Bains, Kumar’s lawyer, told Article 14 that during a brief chat on 20 February at the hospital, Shiv Kumar told him that despite his vision disability, authorities at the police station in Kundli and later in Sonipat did not give him the spectacles he had on at the time of his arrest, until a day before he was brought to the government hospital in Chandigarh on the high court’s orders.
Bains said the Haryana police denied Shiv Kumar his fundamental rights, and there were “several gaps in their investigation and irregularities” in their conduct.

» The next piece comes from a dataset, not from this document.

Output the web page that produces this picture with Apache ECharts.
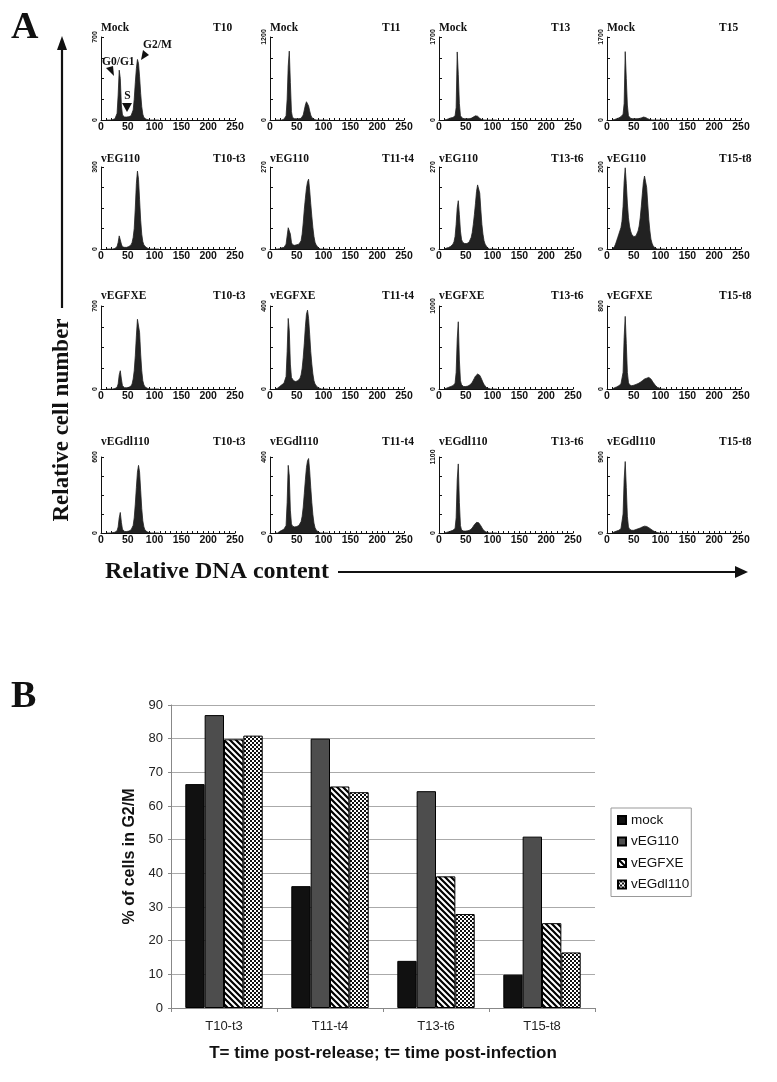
<!DOCTYPE html>
<html><head><meta charset="utf-8">
<script src="https://cdn.jsdelivr.net/npm/echarts@6/dist/echarts.min.js"></script>
<style>html,body{margin:0;padding:0;background:#fff;}#c{width:777px;height:1082px;}</style>
</head><body><div id="c"></div>
<script>
// ---------- Panel A: DNA histograms (bin centres, channel units) ----------
const binX = [10,12,14,16,18,20,22,24,26,28,30,32,34,36,38,40,42,44,46,48,50,52,54,56,58,60,62,64,66,68,70,72,74,76,78,80,82,84,86,88,90,92,94,96,98,100,102,104,106,108];

const hMockT10 = [0,0,0,0,0,0,4,7,10,21, 56,210,420,350,126,42,28,25,25,25, 28,28,32,35,49,84,175,315,434,511, 476,364,224,112,49,21,10,7,4,2, 0,0,0,0,0,0,0,0,0,0];
const hMockT11 = [0,0,0,0,0,0,0,6,12,24, 60,300,780,996,540,120,36,24,18,18, 18,18,18,24,24,36,72,144,216,264, 252,204,132,72,36,18,12,6,0,0, 0,0,0,0,0,0,0,0,0,0];
const hMockT13 = [0,0,9,17,26,34,43,51,51,60, 85,255,1394,935,340,85,51,34,26,26, 26,26,26,26,26,34,43,60,77,85, 85,77,60,34,17,9,0,0,0,0, 0,0,0,0,0,0,0,0,0,0];
const hMockT15 = [0,0,9,17,26,34,43,60,68,85, 119,340,1400,850,306,85,51,34,26,26, 26,26,26,26,26,30,34,43,51,60, 60,51,43,26,17,9,4,0,0,0, 0,0,0,0,0,0,0,0,0,0];

const hEG110T10 = [0,0,0,0,0,0,0,0,2,3, 9,24,48,42,18,8,6,6,6,6, 8,9,11,15,24,42,75,150,240,285, 255,180,105,54,27,15,9,6,3,2, 0,0,0,0,0,0,0,0,0,0];
const hEG110T11 = [0,0,0,0,1,3,4,5,5,8, 16,43,70,76,49,22,14,12,12,14, 14,15,16,19,27,49,86,130,167,200, 221,230,194,149,108,70,41,22,14,8, 4,3,0,0,0,0,0,0,0,0];
const hEG110T13 = [0,0,3,4,5,7,9,14,16,24, 41,81,135,159,113,59,32,22,19,18, 16,18,19,22,27,38,54,81,113,149, 189,211,216,184,130,81,49,27,16,11, 5,3,0,0,0,0,0,0,0,0];
const hEG110T15 = [0,2,6,12,20,28,36,44,52,68, 104,164,198,160,112,76,56,44,36,32, 30,30,32,36,44,56,76,104,136,164, 178,176,150,110,72,44,24,14,8,4, 2,0,0,0,0,0,0,0,0,0];

const hFXET10 = [0,0,0,0,0,0,0,0,4,7, 14,42,119,154,84,28,14,11,11,11, 14,14,18,25,42,84,154,280,448,588, 602,476,294,154,70,35,18,11,7,4, 0,0,0,0,0,0,0,0,0,0];
const hFXET11 = [0,0,4,8,12,16,20,24,28,36, 60,180,340,280,120,56,48,40,36,36, 36,40,44,52,68,100,152,220,300,360, 380,340,264,180,120,72,40,24,16,10, 6,4,0,0,0,0,0,0,0,0];
const hFXET13 = [0,0,10,15,20,25,30,35,40,50, 70,200,600,810,350,100,50,35,30,30, 30,30,35,40,50,60,80,100,130,155, 170,180,180,165,140,110,80,55,35,20, 12,8,5,0,0,0,0,0,0,0];
const hFXET15 = [0,8,12,16,20,24,32,40,48,64, 160,496,700,440,160,64,40,32,32,32, 36,40,44,48,52,56,64,72,80,88, 96,100,104,108,112,108,96,80,64,48, 36,24,16,12,8,4,0,0,0,0];

const hDLT10 = [0,0,0,0,0,0,3,6,6,9, 18,48,120,162,84,30,15,12,12,12, 12,15,18,24,36,60,120,228,360,480, 534,480,336,192,96,48,24,15,9,6, 3,0,0,0,0,0,0,0,0,0];
const hDLT11 = [0,0,0,4,8,12,14,16,20,24, 40,160,356,300,120,48,36,32,32,32, 34,36,40,48,60,88,136,208,280,344, 380,392,328,240,160,96,52,28,16,10, 6,4,0,0,0,0,0,0,0,0];
const hDLT13 = [0,0,9,11,17,22,28,33,39,44, 66,220,770,1000,440,110,44,33,28,28, 28,28,33,39,44,55,72,94,121,143, 154,154,149,132,105,77,50,33,22,13, 9,6,0,0,0,0,0,0,0,0];
const hDLT15 = [0,9,14,18,23,27,32,41,50,72, 225,630,846,540,198,72,45,36,32,32, 32,36,41,45,50,54,59,63,72,77, 81,81,77,72,63,54,45,36,27,18, 14,9,5,0,0,0,0,0,0,0];

const rowNames = ['Mock','vEG110','vEGFXE','vEGdl110'];
const rowTimes = [['T10','T11','T13','T15'],['T10-t3','T11-t4','T13-t6','T15-t8'],['T10-t3','T11-t4','T13-t6','T15-t8'],['T10-t3','T11-t4','T13-t6','T15-t8']];
const yMaxes = [[700,1200,1700,1700],[300,270,270,200],[700,400,1000,800],[600,400,1100,900]];
const xTicks = [0,50,100,150,200,250];
const histograms = [
  [hMockT10,hMockT11,hMockT13,hMockT15],
  [hEG110T10,hEG110T11,hEG110T13,hEG110T15],
  [hFXET10,hFXET11,hFXET13,hFXET15],
  [hDLT10,hDLT11,hDLT13,hDLT15]
];

// ---------- Panel B: % of cells in G2/M ----------
const categories = ['T10-t3','T11-t4','T13-t6','T15-t8'];
const seriesNames = ['mock','vEG110','vEGFXE','vEGdl110'];
const mock     = [66.5, 36.2, 14.0, 9.9];
const vEG110   = [87.0, 80.0, 64.4, 50.9];
const vEGFXE   = [79.8, 65.8, 39.1, 25.2];
const vEGdl110 = [80.9, 64.1, 27.9, 16.5];

// ---------- layout ----------
const colX = [101, 270, 439, 607];
const rowTop = [37, 167, 306, 457];
const rowBot = [120, 249, 389, 533];
const titleY = [28, 159, 296, 442];

function stripes(){
  const c=document.createElement('canvas'); c.width=6; c.height=6;
  const g=c.getContext('2d'); g.fillStyle='#fff'; g.fillRect(0,0,6,6);
  g.strokeStyle='#000'; g.lineWidth=2.2; g.beginPath();
  for(const k of [-6,0,6]){ g.moveTo(k-1,-1); g.lineTo(k+7,7); }
  g.stroke(); return c;
}
function checks(){
  const c=document.createElement('canvas'); c.width=4; c.height=4;
  const g=c.getContext('2d'); g.fillStyle='#111'; g.fillRect(0,0,4,4);
  g.fillStyle='#fff'; g.fillRect(0,0,2,2); g.fillRect(2,2,2,2); return c;
}

const grids=[], xAxes=[], yAxes=[], series=[], graphics=[];
const serifB = 'bold 11.5px "Liberation Serif", "Times New Roman", serif';
const narrow = '"Liberation Sans Narrow", "Arial Narrow", sans-serif';
for(let r=0;r<4;r++){
  for(let c=0;c<4;c++){
    const i=grids.length, M=yMaxes[r][c];
    grids.push({left:colX[c], top:rowTop[r], width:134, height:rowBot[r]-rowTop[r]});
    xAxes.push({type:'value', gridIndex:i, min:xTicks[0], max:xTicks[xTicks.length-1], interval:50,
      axisLine:{lineStyle:{color:'#111',width:1}},
      axisTick:{show:true,inside:true,length:2,lineStyle:{color:'#111'}},
      minorTick:{show:true,splitNumber:5,length:2,lineStyle:{color:'#111'}},
      splitLine:{show:false},
      axisLabel:{fontFamily:narrow,fontWeight:'bold',fontSize:10.5,color:'#111',margin:2}});
    yAxes.push({type:'value', gridIndex:i, min:0, max:M, interval:M/4,
      axisLine:{show:true,lineStyle:{color:'#111',width:1}},
      axisTick:{show:true,inside:true,length:3,lineStyle:{color:'#111'}},
      splitLine:{show:false},
      axisLabel:{rotate:90,fontFamily:narrow,fontWeight:'bold',fontSize:7,color:'#111',margin:2,
        formatter:(v)=> (v===0||v===M)? String(v):''}});
    const arr=histograms[r][c];
    series.push({type:'line', xAxisIndex:i, yAxisIndex:i, data:binX.map((x,k)=>[x,arr[k]]),
      showSymbol:false, symbol:'none', silent:true,
      lineStyle:{width:0.8,color:'#222'}, areaStyle:{color:'#222',opacity:1}});
    graphics.push({type:'text', style:{text:rowNames[r], x:colX[c], y:titleY[r], font:serifB, fill:'#111', verticalAlign:'middle'}});
    graphics.push({type:'text', style:{text:rowTimes[r][c], x:colX[c]+112, y:titleY[r], font:serifB, fill:'#111', verticalAlign:'middle'}});
  }
}

// bar chart grid
const bi = grids.length;
grids.push({left:171, top:705, width:424, height:303});
xAxes.push({type:'category', gridIndex:bi, data:categories,
  axisLine:{lineStyle:{color:'#888'}}, axisTick:{show:true,length:4,lineStyle:{color:'#888'}},
  axisLabel:{fontFamily:'"Liberation Sans", Arial, sans-serif',fontSize:13,color:'#222',margin:12},
  name:'T= time post-release; t= time post-infection', nameLocation:'middle', nameGap:37,
  nameTextStyle:{fontFamily:'"Liberation Sans", Arial, sans-serif',fontWeight:'bold',fontSize:17,color:'#111'}});
yAxes.push({type:'value', gridIndex:bi, min:0, max:90, interval:10,
  axisLine:{show:true,lineStyle:{color:'#888'}}, axisTick:{show:true,length:3,lineStyle:{color:'#888'}},
  splitLine:{lineStyle:{color:'#aaa',width:1}},
  axisLabel:{fontFamily:'"Liberation Sans", Arial, sans-serif',fontSize:13,color:'#222',margin:8},
  name:'% of cells in G2/M', nameLocation:'middle', nameGap:32,
  nameTextStyle:{fontFamily:'"Liberation Sans", Arial, sans-serif',fontWeight:'bold',fontSize:16,color:'#111'}});
const barColors = ['#111111','#4d4d4d',{image:stripes(),repeat:'repeat'},{image:checks(),repeat:'repeat'}];
[mock,vEG110,vEGFXE,vEGdl110].forEach((d,k)=>{
  series.push({type:'bar', name:seriesNames[k], xAxisIndex:bi, yAxisIndex:bi, data:d,
    barGap:'0%', barCategoryGap:'27%',
    itemStyle:{color:barColors[k], borderColor:'#000', borderWidth:1}});
});

// decorations
const big = 'bold 38px "Liberation Serif", "Times New Roman", serif';
graphics.push({type:'text', style:{text:'A', x:11, y:28, font:big, fill:'#111', verticalAlign:'middle'}});
graphics.push({type:'text', style:{text:'B', x:11, y:697, font:big, fill:'#111', verticalAlign:'middle'}});
graphics.push({type:'line', shape:{x1:62,y1:46,x2:62,y2:308}, style:{stroke:'#111',lineWidth:2.2}});
graphics.push({type:'polygon', shape:{points:[[62,36],[57,50],[67,50]]}, style:{fill:'#111'}});
graphics.push({type:'text', rotation:Math.PI/2, x:62, y:420, style:{text:'Relative cell number', x:0, y:0, font:'bold 23px "Liberation Serif", "Times New Roman", serif', fill:'#111', align:'center', verticalAlign:'middle'}});
graphics.push({type:'text', style:{text:'Relative DNA content', x:105, y:572, font:'bold 24px "Liberation Serif", "Times New Roman", serif', fill:'#111', verticalAlign:'middle'}});
graphics.push({type:'line', shape:{x1:338,y1:572,x2:738,y2:572}, style:{stroke:'#111',lineWidth:2.2}});
graphics.push({type:'polygon', shape:{points:[[748,572],[735,566],[735,578]]}, style:{fill:'#111'}});
// phase annotations on first histogram
graphics.push({type:'text', style:{text:'G2/M', x:143, y:45, font:serifB, fill:'#111', verticalAlign:'middle'}});
graphics.push({type:'polygon', shape:{points:[[143,50],[149,55],[141,60]]}, style:{fill:'#111'}});
graphics.push({type:'text', style:{text:'G0/G1', x:102, y:62, font:serifB, fill:'#111', verticalAlign:'middle'}});
graphics.push({type:'polygon', shape:{points:[[106,68],[113,66],[114,76]]}, style:{fill:'#111'}});
graphics.push({type:'text', style:{text:'S', x:127.5, y:96, font:serifB, fill:'#111', align:'center', verticalAlign:'middle'}});
graphics.push({type:'polygon', shape:{points:[[122,103],[132,103],[127,112]]}, style:{fill:'#111'}});

const chart = echarts.init(document.getElementById('c'), null, {renderer:'canvas'});
chart.setOption({
  animation:false,
  backgroundColor:'#fff',
  grid:grids, xAxis:xAxes, yAxis:yAxes, series:series,
  legend:{data:seriesNames, orient:'vertical', left:611, top:808, padding:[5,2,5,6],
    itemWidth:8, itemHeight:8, itemGap:7.5, icon:'rect',
    backgroundColor:'#fff', borderColor:'#999', borderWidth:1, selectedMode:false,
    textStyle:{fontFamily:'"Liberation Sans", Arial, sans-serif',fontSize:13.5,color:'#111',lineHeight:13}},
  graphic:graphics
});
</script></body></html>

“The police are required to have conducted Kumar’s medical examination within a day of when they first showed him under arrest on 23 January, as well as a second time after his 10-day long police remand from 23 January till 2 February 2,” said Bains. “But where are these medical reports?”
He said that listening to Kumar’s plea, the high court had on 24 February directed the police to produce these two previous medical examination reports. “Once the police place these on the record,” said Bains, “the accurate picture of the discrepancies will become clear on whether these grievous injuries were recorded or not accurately by district hospital, or did the police try to cover these up in some way.”
Vikas Attri, a lawyer who had earlier assisted Shiv Kumar’s family in Sonipat, said the Sonipat police detained him illegally. “We had made a request to judicial magistrate Sonipat on 2 February that Shiv be produced in court,” said Attri. “At that time, Kundli police submitted that they had taken Shiv in police remand for 10 days. On hearing this, the district court rejected our petition for him to be produced.”
“Shiva is a labour organiser, not a criminal,” said Attri. “Why did the police take his remand for 10 days instead of producing him at the court within a day? They held him illegally to beat and torture him and then stopped me from meeting him in Sonipat prison, even when I presented myself his legal representative on 9 February.”
Surendranath of the National Law University said the state “is not coming to the court with clean hands”.
“In the worst scenario, there is now evidence that the police have promoted and facilitated Kumar’s torture—which the Supreme Court has laid clear guidelines on—and at the least, it is clear to the court that the state cannot protect him and he must be released from custody on bail,” said Surendranath.
The high court said the next hearing of Shiv Kumar’s case would be on 16 March. Bains said they would move the district court for his bail before that date.
The court will hear Kaur’s bail application in the 12 January FIR on 26 February, 44 days into her incarceration.
On 24 February, while ordering the police to shift Kumar to a hospital, the court postponed a hearing of Kaur’s case, after the Haryana government failed to submit a medical report ordered by a district court a week after her arrest in Sonipat.
(Anumeha Yadav is an independent journalist reporting on rural and labour policy.)